Talk of death today seems intentionally impassive and inconsequential. But then, is this not the basic tenet of postmodernist discourse, when confession turns into a fashionable «pronouncement» of an aestheticizing fellowship. Whether or not you talk about death with such a view, it doesn't change a thing: it does not exist because it exists. A thanatology which turns itself into a special kind of «merry science,» one that Nietzsche himself would welcome, is unlikely to have a future. And in this, undoubtedly, there is a certain bit of optimism. It is possible that immortality, and not the death of God, Man, Culture and the Author will become the reference point in the quest for new horizons in post-postmodernist writing.

The problem of the metaphysical and anthropological comprehension of the essence of Christianity in the postmodern situation is at present undergoing an extremely contradictory transformation. On the one hand, the Christian idea will not cease to be the core, around which will be carried out the search for meaning in a spiritually shattered world, which has lost its only moral compass. On the other hand, the obvious thought that, historically, man has produced no point of reference more rigorous, more definite, more anthropocentric than religious values has ceased to be obvious for whole generations of people. In other words, the essence of contemporary Christian metaphysics will most «squarely» manifest itself on the anthropological horizon.

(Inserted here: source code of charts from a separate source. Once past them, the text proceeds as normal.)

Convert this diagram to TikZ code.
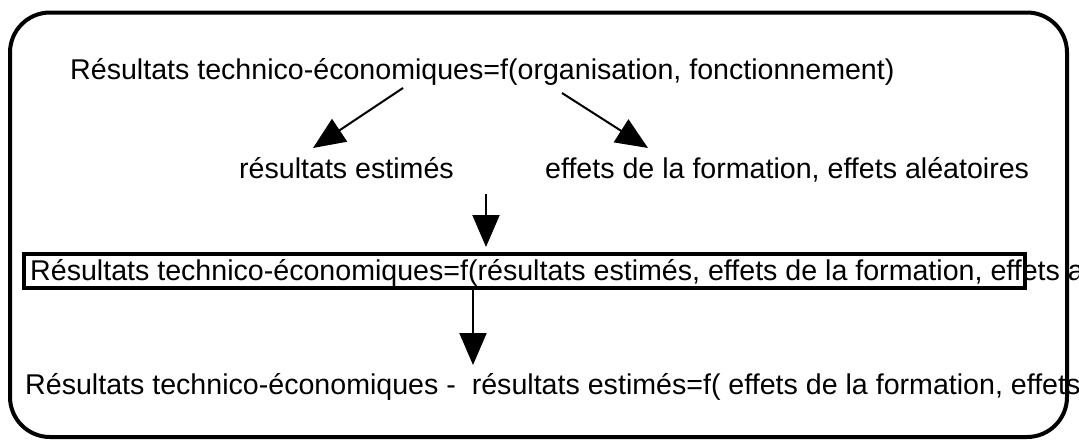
\documentclass[tikz,border=0pt]{standalone}
\usepackage{fontspec}
\setmainfont{Liberation Sans}
\usetikzlibrary{arrows.meta}
\begin{document}
\begin{tikzpicture}[x=1pt,y=-1pt,
  txt/.style={inner sep=0pt,anchor=base west,font=\fontsize{28.6}{30}\selectfont},
  arr/.style={line width=2pt,-{Triangle[length=32pt,width=27pt]}},
  frame/.style={line width=4pt,rounded corners=40pt},
  boxed/.style={line width=4pt}]
\useasboundingbox (0,0) rectangle (1079,440);
\clip (0,0) rectangle (1079,440);
\draw[frame] (10,12.5) rectangle (1067,437);
\draw[boxed] (24,254) rectangle (1025,288);
\node[txt] (l1) at (70,79) {Résultats technico-économiques=f(organisation, fonctionnement)};
\node[txt] (l2a) at (239,178) {résultats estimés};
\node[txt] (l2b) at (545,178) {effets de la formation, effets aléatoires};
\node[txt] (l3) at (30,280) {Résultats technico-économiques=f(résultats estimés, effets de la formation, effets a};
\node[txt] (l4) at (25,394) {Résultats technico-économiques -~ résultats estimés=f( effets de la formation, effets};
\coordinate (s1) at (403,88);
\coordinate (e1) at (313,148);
\coordinate (s2) at (562,93);
\coordinate (e2) at (648,148);
\coordinate (s3) at (486,194);
\coordinate (e3) at (486,247);
\coordinate (s4) at (473,290);
\coordinate (e4) at (473,365);
\draw[arr] (s1) -- (e1);
\draw[arr] (s2) -- (e2);
\draw[arr] (s3) -- (e3);
\draw[arr] (s4) -- (e4);
\end{tikzpicture}
\end{document}
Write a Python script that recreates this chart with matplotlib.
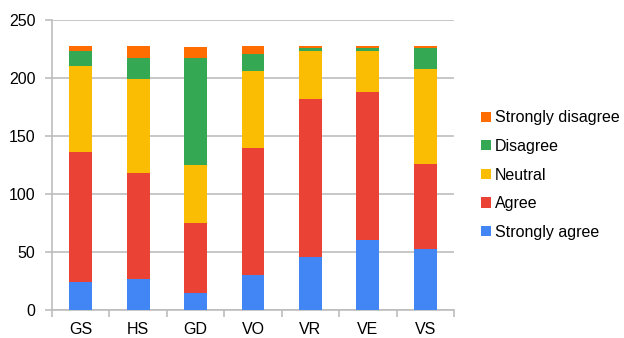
import numpy as np
import matplotlib.pyplot as plt

plt.rcParams['font.family'] = ['Liberation Sans', 'DejaVu Sans']

categories = ['GS', 'HS', 'GD', 'VO', 'VR', 'VE', 'VS']
strongly_agree = [24, 27, 15, 30, 46, 60, 53]
agree = [112, 91, 60, 110, 136, 128, 73]
neutral = [74, 81, 50, 66, 41, 35, 82]
disagree = [13, 18, 92, 15, 3, 3, 18]
strongly_disagree = [5, 11, 10, 7, 2, 2, 2]

series = [
    ('Strongly agree', strongly_agree, '#4285F4'),
    ('Agree', agree, '#EA4335'),
    ('Neutral', neutral, '#FBBC04'),
    ('Disagree', disagree, '#34A853'),
    ('Strongly disagree', strongly_disagree, '#FF6D01'),
]

fig = plt.figure(figsize=(6.24, 3.38), dpi=100)
ax = fig.add_axes([52 / 624, 28 / 338, 402 / 624, 290 / 338])

x = np.arange(len(categories))
bottom = np.zeros(len(categories))
handles = []
for name, vals, col in series:
    b = ax.bar(x, vals, 0.4, bottom=bottom, color=col, label=name, zorder=3)
    handles.append(b)
    bottom += np.array(vals)

ax.set_xlim(-0.5, len(categories) - 0.5)
ax.set_ylim(0, 250)
ax.set_yticks(range(0, 251, 50))
ax.yaxis.grid(True, color='#bdbdbd', linewidth=1.2, zorder=0)
ax.tick_params(axis='y', length=5, color='#bdbdbd', labelsize=11.5, pad=7, width=1.2)

ax.set_xticks(x)
ax.set_xticklabels(categories)
ax.set_xticks(np.arange(-0.5, len(categories)), minor=True)
ax.tick_params(axis='x', which='major', length=0, labelsize=11.5, pad=9)
ax.tick_params(axis='x', which='minor', length=5, color='#bdbdbd', width=1.2)

for s in ['top', 'right']:
    ax.spines[s].set_visible(False)
for s in ['left', 'bottom']:
    ax.spines[s].set_color('#bdbdbd')
    ax.spines[s].set_linewidth(1.2)

leg = fig.legend(handles[::-1], [s[0] for s in series][::-1],
                 loc='center left', bbox_to_anchor=(467 / 624, 1 - 175 / 338),
                 frameon=False, fontsize=11.5, handlelength=0.6, handleheight=0.6,
                 handletextpad=0.25, labelspacing=0.85)

fig.savefig('out.png', dpi=100)
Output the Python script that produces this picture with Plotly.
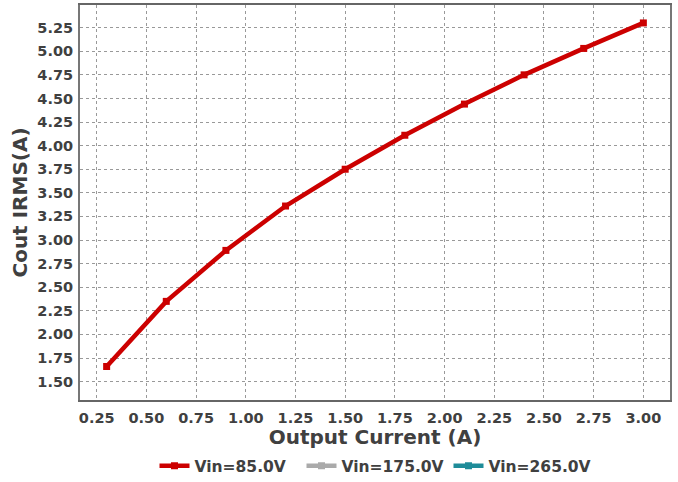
import plotly.graph_objects as go

# Output current sweep and capacitor RMS current per input voltage
output_current = [0.3, 0.6, 0.9, 1.2, 1.5, 1.8, 2.1, 2.4, 2.7, 3.0]
irms_85v = [1.66, 2.35, 2.89, 3.36, 3.75, 4.11, 4.44, 4.75, 5.03, 5.30]
irms_175v = []
irms_265v = []

series = [
    ("Vin=85.0V", irms_85v, "#cc0000"),
    ("Vin=175.0V", irms_175v, "#aaaaaa"),
    ("Vin=265.0V", irms_265v, "#1e8c99"),
]

x_ticks = [0.25 * i for i in range(1, 13)]
y_ticks = [1.5 + 0.25 * i for i in range(0, 16)]

font_family = "DejaVu Sans"
text_color = "#404040"

fig = go.Figure()
for name, values, color in series:
    xs = output_current[:len(values)] if values else [None]
    ys = values if values else [None]
    fig.add_trace(go.Scatter(
        x=xs, y=ys, name=f"<b>{name}</b>", mode="lines+markers",
        line=dict(color=color, width=4.5),
        marker=dict(symbol="square", size=7, color=color),
    ))

axis_common = dict(
    showgrid=True, gridcolor="#999999", griddash="dot", gridwidth=1,
    showline=True, mirror=True, linewidth=2, zeroline=False, automargin=False,
    ticks="", tickfont=dict(family=font_family, size=14.5, color=text_color),
)

fig.update_layout(
    width=678, height=482,
    margin=dict(l=80, r=8, t=5, b=82),
    paper_bgcolor="white", plot_bgcolor="white",
    font=dict(family=font_family, color=text_color),
    xaxis=dict(
        range=[0.166, 3.134], tickvals=x_ticks,
        ticktext=[f"<b>{v:.2f}</b>" for v in x_ticks],
        linecolor="#666666", ticklabelstandoff=4,
        title=dict(text="<b>Output Current (A)</b>",
                   font=dict(family=font_family, size=20, color=text_color),
                   standoff=8),
        **axis_common,
    ),
    yaxis=dict(
        range=[1.305, 5.49], tickvals=y_ticks,
        ticktext=[f"<b>{v:.2f}</b>" for v in y_ticks],
        linecolor="#777777", ticklabelstandoff=2,
        title=dict(text="<b>Cout IRMS(A)</b>",
                   font=dict(family=font_family, size=20, color=text_color),
                   standoff=4),
        **axis_common,
    ),
    legend=dict(
        orientation="h", x=0.5, xanchor="center",
        yref="container", y=0.033, yanchor="middle",
        font=dict(family=font_family, size=15.5, color=text_color),
        itemwidth=30, tracegroupgap=0, entrywidth=102,
    ),
)

fig.write_html("out.html")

It is not a question of a cultural-historical outlook, nor even of gradations of a «gentle» (or ironic) attitude toward Christianity. The crux of the matter consists of apriori non-recognition of Christian teachings as an equivalent (at least) prerequisite for moral consciousness. Modern man is not losing touch with the roots of Christian thought. He is, rather, squandering energy of an honest relationship with himself and the world on futile attempts to construct something like a model of a categorical imperative of the end of the 20th century. But does this route hold out the possibility of a new paradigm? And so, this article ends with the same question with which it began, the question of the values of human existence.